# Raw data
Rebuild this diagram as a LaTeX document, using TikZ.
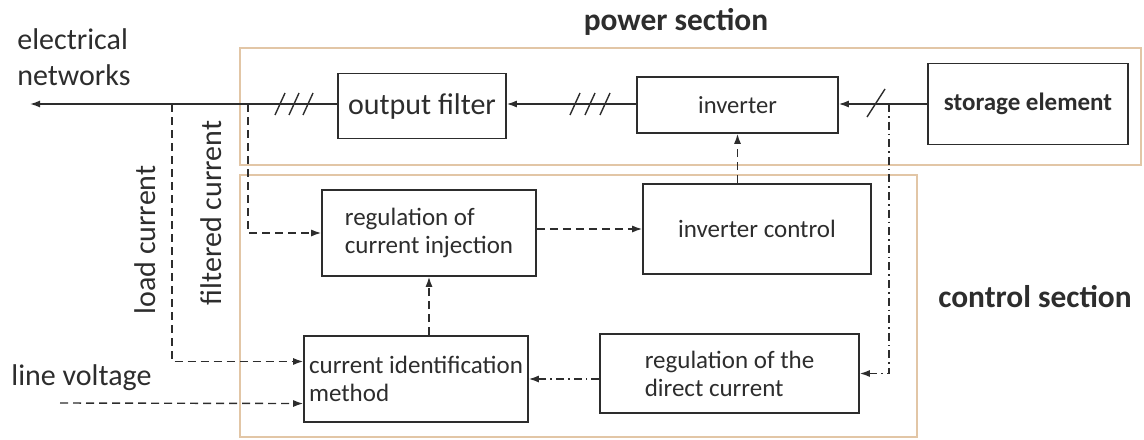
\documentclass[tikz,border=0pt]{standalone}
\usepackage{fontspec}
\setmainfont{Carlito}
\usepackage{xcolor}
\usetikzlibrary{arrows.meta,calc}
\definecolor{frame}{RGB}{226,198,166}
\definecolor{ink}{RGB}{45,45,45}

\begin{document}
\begin{tikzpicture}[
  x=0.5pt,y=-0.5pt,
  every node/.style={text=ink},
  box/.style={draw=ink,line width=0.8pt,align=left,inner sep=0pt,
    font=\fontsize{12.5}{14}\selectfont},
  section/.style={draw=frame,line width=1.3pt},
  title/.style={font=\fontsize{15.7}{18}\selectfont\bfseries},
  label/.style={font=\fontsize{15}{18}\selectfont,align=left,inner sep=0pt},
  arrow/.style={-{Latex[length=5pt,width=3.5pt]},draw=ink,line width=0.7pt},
  dashline/.style={arrow,dash pattern=on 4pt off 2.5pt},
  dotline/.style={arrow,dash pattern=on 4pt off 2pt on 0.8pt off 2pt},
  tick/.style={draw=ink,line width=0.7pt}
]
\useasboundingbox (0,0) rectangle (1144,439);

% sections
\draw[section] (240,48) rectangle (1141,165);
\draw[section] (240,175) rectangle (917,437);
\node[title] (power) at (676,22) {power section};
\node[title] (control) at (1035,297) {control section};

% power blocks
\node[box,minimum width=84pt,minimum height=32.5pt,
  font=\fontsize{15}{18}\selectfont] (filter) at (422,106) {output filter};
\node[box,minimum width=100.5pt,minimum height=28pt,
  font=\fontsize{12.3}{14}\selectfont] (inv) at (737.5,105) {inverter};
\node[box,minimum width=100pt,minimum height=40.5pt,
  font=\fontsize{12.5}{14}\selectfont\bfseries] (store) at (1028,104) {storage element};

% control blocks
\node[box,minimum width=107pt,minimum height=43pt] (regci) at (429,233)
  {regulation of\\current injection};
\node[box,minimum width=114pt,minimum height=45pt] (invc) at (757,229)
  {inverter control};
\node[box,minimum width=112pt,minimum height=43pt] (cim) at (416,379)
  {current identification\\method};
\node[box,minimum width=129.5pt,minimum height=39.5pt] (regdc) at (729.5,373.5)
  {regulation of the\\direct current};

% outside labels
\node[label,anchor=west] (net) at (17,57) {electrical\\networks};
\node[label,anchor=west] (lvtext) at (11,378) {line voltage};
\node[label,rotate=90] (loadtext) at (145,240) {load current};
\node[label,rotate=90] (filttext) at (211,213) {filtered current};

\coordinate (grid) at (30,104);
\coordinate (tapL) at (172,104);
\coordinate (tapF) at (248,104);
\coordinate (tapS) at (889,104);
\coordinate (lv) at (60,403);

% power flow
\draw[arrow] (filter.west |- grid) -- (grid);
\draw[arrow] (inv.west |- grid) -- (filter.east |- grid);
\draw[arrow] (store.west |- grid) -- (inv.east |- grid);
\foreach \x in {280,294,308,575,590,605}
  \draw[tick] (\x-5,115) -- (\x+5,93);
\draw[tick] (867,117) -- (885,89);

% measurements and control
\draw[dashline] (tapL) |- ($(cim.north west)!0.3!(cim.south west)$);
\draw[dashline] (tapF) |- (regci.west);
\draw[dashline] (lv) -- ($(cim.north west)!0.78!(cim.south west)$);
\draw[dashline] (regci.east |- invc.west) -- (invc.west);
\draw[dashline] (cim.north -| regci.south) -- (regci.south);
\draw[dashline] (inv.south |- invc.north) -- (inv.south);
\draw[dotline] (tapS) |- (regdc.east);
\draw[dotline] (regdc.west |- cim.east) -- (cim.east);
\end{tikzpicture}
\end{document}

# What you will do
Reproduce each line word for word and drop the pictures.

# Task answer
Rebuild this diagram as a LaTeX document, using TikZ.
\documentclass[tikz,border=0pt]{standalone}
\usepackage{fontspec}
\setmainfont{Carlito}
\usepackage{xcolor}
\usetikzlibrary{arrows.meta,calc}
\definecolor{frame}{RGB}{226,198,166}
\definecolor{ink}{RGB}{45,45,45}

\begin{document}
\begin{tikzpicture}[
  x=0.5pt,y=-0.5pt,
  every node/.style={text=ink},
  box/.style={draw=ink,line width=0.8pt,align=left,inner sep=0pt,
    font=\fontsize{12.5}{14}\selectfont},
  section/.style={draw=frame,line width=1.3pt},
  title/.style={font=\fontsize{15.7}{18}\selectfont\bfseries},
  label/.style={font=\fontsize{15}{18}\selectfont,align=left,inner sep=0pt},
  arrow/.style={-{Latex[length=5pt,width=3.5pt]},draw=ink,line width=0.7pt},
  dashline/.style={arrow,dash pattern=on 4pt off 2.5pt},
  dotline/.style={arrow,dash pattern=on 4pt off 2pt on 0.8pt off 2pt},
  tick/.style={draw=ink,line width=0.7pt}
]
\useasboundingbox (0,0) rectangle (1144,439);

% sections
\draw[section] (240,48) rectangle (1141,165);
\draw[section] (240,175) rectangle (917,437);
\node[title] (power) at (676,22) {power section};
\node[title] (control) at (1035,297) {control section};

% power blocks
\node[box,minimum width=84pt,minimum height=32.5pt,
  font=\fontsize{15}{18}\selectfont] (filter) at (422,106) {output filter};
\node[box,minimum width=100.5pt,minimum height=28pt,
  font=\fontsize{12.3}{14}\selectfont] (inv) at (737.5,105) {inverter};
\node[box,minimum width=100pt,minimum height=40.5pt,
  font=\fontsize{12.5}{14}\selectfont\bfseries] (store) at (1028,104) {storage element};

% control blocks
\node[box,minimum width=107pt,minimum height=43pt] (regci) at (429,233)
  {regulation of\\current injection};
\node[box,minimum width=114pt,minimum height=45pt] (invc) at (757,229)
  {inverter control};
\node[box,minimum width=112pt,minimum height=43pt] (cim) at (416,379)
  {current identification\\method};
\node[box,minimum width=129.5pt,minimum height=39.5pt] (regdc) at (729.5,373.5)
  {regulation of the\\direct current};

% outside labels
\node[label,anchor=west] (net) at (17,57) {electrical\\networks};
\node[label,anchor=west] (lvtext) at (11,378) {line voltage};
\node[label,rotate=90] (loadtext) at (145,240) {load current};
\node[label,rotate=90] (filttext) at (211,213) {filtered current};

\coordinate (grid) at (30,104);
\coordinate (tapL) at (172,104);
\coordinate (tapF) at (248,104);
\coordinate (tapS) at (889,104);
\coordinate (lv) at (60,403);

% power flow
\draw[arrow] (filter.west |- grid) -- (grid);
\draw[arrow] (inv.west |- grid) -- (filter.east |- grid);
\draw[arrow] (store.west |- grid) -- (inv.east |- grid);
\foreach \x in {280,294,308,575,590,605}
  \draw[tick] (\x-5,115) -- (\x+5,93);
\draw[tick] (867,117) -- (885,89);

% measurements and control
\draw[dashline] (tapL) |- ($(cim.north west)!0.3!(cim.south west)$);
\draw[dashline] (tapF) |- (regci.west);
\draw[dashline] (lv) -- ($(cim.north west)!0.78!(cim.south west)$);
\draw[dashline] (regci.east |- invc.west) -- (invc.west);
\draw[dashline] (cim.north -| regci.south) -- (regci.south);
\draw[dashline] (inv.south |- invc.north) -- (inv.south);
\draw[dotline] (tapS) |- (regdc.east);
\draw[dotline] (regdc.west |- cim.east) -- (cim.east);
\end{tikzpicture}
\end{document}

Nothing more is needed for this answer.